REQUIRED WORK>
Transcribe all of the material exactly, except for its pictures.

-- Start SOURCE MATERIAL --

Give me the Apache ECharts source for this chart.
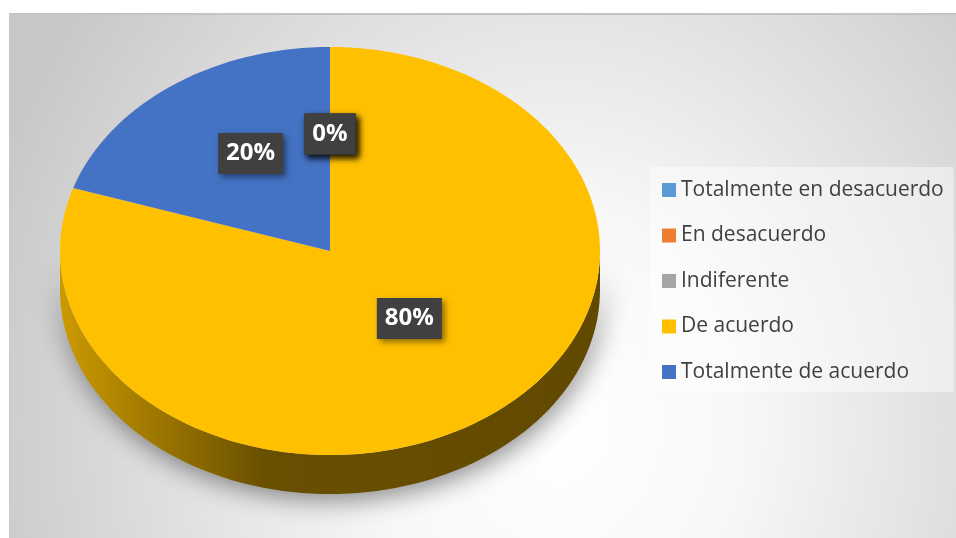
<!DOCTYPE html>
<html>
<head>
<meta charset="utf-8">
<script src="https://cdn.jsdelivr.net/npm/echarts@6/dist/echarts.min.js"></script>
<style>
  html, body { margin: 0; padding: 0; background: #fff; }
  #frame {
    position: absolute; left: 9px; top: 13px; width: 946px; height: 525px;
    border-top: 2px solid #c4c4c4; border-left: 1px solid #c8c8c8;
    background: radial-gradient(ellipse 600px 700px at 58% 78%, #ffffff 0%, #f8f8f8 30%, #c8c8c8 100%);
  }
  #chart { position: absolute; left: 0; top: 0; width: 956px; height: 538px; }
</style>
</head>
<body>
<div id="frame"></div>
<div id="chart"></div>
<script>
// categorias y valores (%)
const categories = ['Totalmente en desacuerdo', 'En desacuerdo', 'Indiferente', 'De acuerdo', 'Totalmente de acuerdo'];
const values = [0, 0, 0, 80, 20];
const colors = ['#5B9BD5', '#ED7D31', '#A5A5A5', '#FFC000', '#4472C4'];

// geometria del pastel 3D
const cx = 330, cy = 251, rx = 270, ry = 204, depth = 39;

const total = values.reduce((a, b) => a + b, 0);

function darken(hex, k) {
  const n = parseInt(hex.slice(1), 16);
  const r = Math.round(((n >> 16) & 255) * k);
  const g = Math.round(((n >> 8) & 255) * k);
  const b = Math.round((n & 255) * k);
  return 'rgb(' + r + ',' + g + ',' + b + ')';
}

function pt(t, dy) {
  return [cx + rx * Math.cos(t), cy - ry * Math.sin(t) + (dy || 0)];
}

function arc(from, to, dy) {
  const steps = Math.max(2, Math.ceil(Math.abs(to - from) / (Math.PI * 2) * 180));
  const pts = [];
  for (let i = 0; i <= steps; i++) {
    pts.push(pt(from + (to - from) * i / steps, dy));
  }
  return pts;
}

function renderSlice(params, api) {
  const idx = params.seriesIndex;
  const v = api.value(0);
  let before = 0;
  for (let i = 0; i < idx; i++) before += values[i];
  // sentido horario desde las 12
  const a0 = Math.PI / 2 - Math.PI * 2 * before / total;
  const a1 = Math.PI / 2 - Math.PI * 2 * (before + v) / total;
  const color = colors[idx];
  const children = [];

  if (v > 0) {
    // pared exterior visible (mitad frontal)
    for (let k = -1; k <= 1; k++) {
      const lo = Math.max(a1, -Math.PI + 2 * Math.PI * k);
      const hi = Math.min(a0, 2 * Math.PI * k);
      if (hi > lo) {
        const top = arc(lo, hi, 0);
        const bottom = arc(hi, lo, depth);
        children.push({
          type: 'polygon',
          z2: 1,
          shape: { points: top.concat(bottom) },
          style: {
            fill: {
              type: 'linear', x: cx - rx, y: 0, x2: cx + rx, y2: 0, global: true,
              colorStops: [
                { offset: 0, color: darken(color, 0.8) },
                { offset: 0.38, color: darken(color, 0.41) },
                { offset: 1, color: darken(color, 0.38) }
              ]
            },
            shadowBlur: 26,
            shadowColor: 'rgba(0,0,0,0.45)',
            shadowOffsetX: 2,
            shadowOffsetY: 6
          }
        });
      }
    }
    // cara superior
    children.push({
      type: 'polygon',
      z2: 10,
      shape: { points: [[cx, cy]].concat(arc(a0, a1, 0)) },
      style: { fill: color }
    });
  }

  // etiqueta de datos
  const mid = (a0 + a1) / 2;
  children.push({
    type: 'text',
    z2: 30,
    x: cx + rx * 0.5 * Math.cos(mid),
    y: cy - 15 - ry * 0.5 * Math.sin(mid),
    style: {
      text: Math.round(v / total * 100) + '%',
      fill: '#ffffff',
      font: 'bold 24px "Open Sans"',
      align: 'center',
      verticalAlign: 'middle',
      lineHeight: 29,
      padding: [6, 8],
      backgroundColor: '#404040',
      shadowBlur: 6,
      shadowOffsetX: 3,
      shadowOffsetY: 3,
      shadowColor: 'rgba(0,0,0,0.45)'
    }
  });
  return { type: 'group', children: children };
}

const chart = echarts.init(document.getElementById('chart'));
chart.setOption({
  animation: false,
  color: colors,
  legend: {
    data: categories,
    orient: 'vertical',
    left: 650,
    top: 167,
    padding: [11, 10, 8, 12],
    itemGap: 21.5,
    itemWidth: 14,
    itemHeight: 14,
    icon: 'rect',
    backgroundColor: 'rgba(255,255,255,0.45)',
    selectedMode: false,
    textStyle: { fontFamily: 'Open Sans', fontSize: 21, color: '#404040', lineHeight: 24 }
  },
  series: categories.map((name, i) => ({
    type: 'custom',
    name: name,
    coordinateSystem: 'none',
    itemStyle: { color: colors[i] },
    renderItem: renderSlice,
    data: [[values[i]]]
  }))
});
</script>
</body>
</html>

-- End SOURCE MATERIAL --

PROBLEM SOLUTION>
Give me the Apache ECharts source for this chart.
<!DOCTYPE html>
<html>
<head>
<meta charset="utf-8">
<script src="https://cdn.jsdelivr.net/npm/echarts@6/dist/echarts.min.js"></script>
<style>
  html, body { margin: 0; padding: 0; background: #fff; }
  #frame {
    position: absolute; left: 9px; top: 13px; width: 946px; height: 525px;
    border-top: 2px solid #c4c4c4; border-left: 1px solid #c8c8c8;
    background: radial-gradient(ellipse 600px 700px at 58% 78%, #ffffff 0%, #f8f8f8 30%, #c8c8c8 100%);
  }
  #chart { position: absolute; left: 0; top: 0; width: 956px; height: 538px; }
</style>
</head>
<body>
<div id="frame"></div>
<div id="chart"></div>
<script>
// categorias y valores (%)
const categories = ['Totalmente en desacuerdo', 'En desacuerdo', 'Indiferente', 'De acuerdo', 'Totalmente de acuerdo'];
const values = [0, 0, 0, 80, 20];
const colors = ['#5B9BD5', '#ED7D31', '#A5A5A5', '#FFC000', '#4472C4'];

// geometria del pastel 3D
const cx = 330, cy = 251, rx = 270, ry = 204, depth = 39;

const total = values.reduce((a, b) => a + b, 0);

function darken(hex, k) {
  const n = parseInt(hex.slice(1), 16);
  const r = Math.round(((n >> 16) & 255) * k);
  const g = Math.round(((n >> 8) & 255) * k);
  const b = Math.round((n & 255) * k);
  return 'rgb(' + r + ',' + g + ',' + b + ')';
}

function pt(t, dy) {
  return [cx + rx * Math.cos(t), cy - ry * Math.sin(t) + (dy || 0)];
}

function arc(from, to, dy) {
  const steps = Math.max(2, Math.ceil(Math.abs(to - from) / (Math.PI * 2) * 180));
  const pts = [];
  for (let i = 0; i <= steps; i++) {
    pts.push(pt(from + (to - from) * i / steps, dy));
  }
  return pts;
}

function renderSlice(params, api) {
  const idx = params.seriesIndex;
  const v = api.value(0);
  let before = 0;
  for (let i = 0; i < idx; i++) before += values[i];
  // sentido horario desde las 12
  const a0 = Math.PI / 2 - Math.PI * 2 * before / total;
  const a1 = Math.PI / 2 - Math.PI * 2 * (before + v) / total;
  const color = colors[idx];
  const children = [];

  if (v > 0) {
    // pared exterior visible (mitad frontal)
    for (let k = -1; k <= 1; k++) {
      const lo = Math.max(a1, -Math.PI + 2 * Math.PI * k);
      const hi = Math.min(a0, 2 * Math.PI * k);
      if (hi > lo) {
        const top = arc(lo, hi, 0);
        const bottom = arc(hi, lo, depth);
        children.push({
          type: 'polygon',
          z2: 1,
          shape: { points: top.concat(bottom) },
          style: {
            fill: {
              type: 'linear', x: cx - rx, y: 0, x2: cx + rx, y2: 0, global: true,
              colorStops: [
                { offset: 0, color: darken(color, 0.8) },
                { offset: 0.38, color: darken(color, 0.41) },
                { offset: 1, color: darken(color, 0.38) }
              ]
            },
            shadowBlur: 26,
            shadowColor: 'rgba(0,0,0,0.45)',
            shadowOffsetX: 2,
            shadowOffsetY: 6
          }
        });
      }
    }
    // cara superior
    children.push({
      type: 'polygon',
      z2: 10,
      shape: { points: [[cx, cy]].concat(arc(a0, a1, 0)) },
      style: { fill: color }
    });
  }

  // etiqueta de datos
  const mid = (a0 + a1) / 2;
  children.push({
    type: 'text',
    z2: 30,
    x: cx + rx * 0.5 * Math.cos(mid),
    y: cy - 15 - ry * 0.5 * Math.sin(mid),
    style: {
      text: Math.round(v / total * 100) + '%',
      fill: '#ffffff',
      font: 'bold 24px "Open Sans"',
      align: 'center',
      verticalAlign: 'middle',
      lineHeight: 29,
      padding: [6, 8],
      backgroundColor: '#404040',
      shadowBlur: 6,
      shadowOffsetX: 3,
      shadowOffsetY: 3,
      shadowColor: 'rgba(0,0,0,0.45)'
    }
  });
  return { type: 'group', children: children };
}

const chart = echarts.init(document.getElementById('chart'));
chart.setOption({
  animation: false,
  color: colors,
  legend: {
    data: categories,
    orient: 'vertical',
    left: 650,
    top: 167,
    padding: [11, 10, 8, 12],
    itemGap: 21.5,
    itemWidth: 14,
    itemHeight: 14,
    icon: 'rect',
    backgroundColor: 'rgba(255,255,255,0.45)',
    selectedMode: false,
    textStyle: { fontFamily: 'Open Sans', fontSize: 21, color: '#404040', lineHeight: 24 }
  },
  series: categories.map((name, i) => ({
    type: 'custom',
    name: name,
    coordinateSystem: 'none',
    itemStyle: { color: colors[i] },
    renderItem: renderSlice,
    data: [[values[i]]]
  }))
});
</script>
</body>
</html>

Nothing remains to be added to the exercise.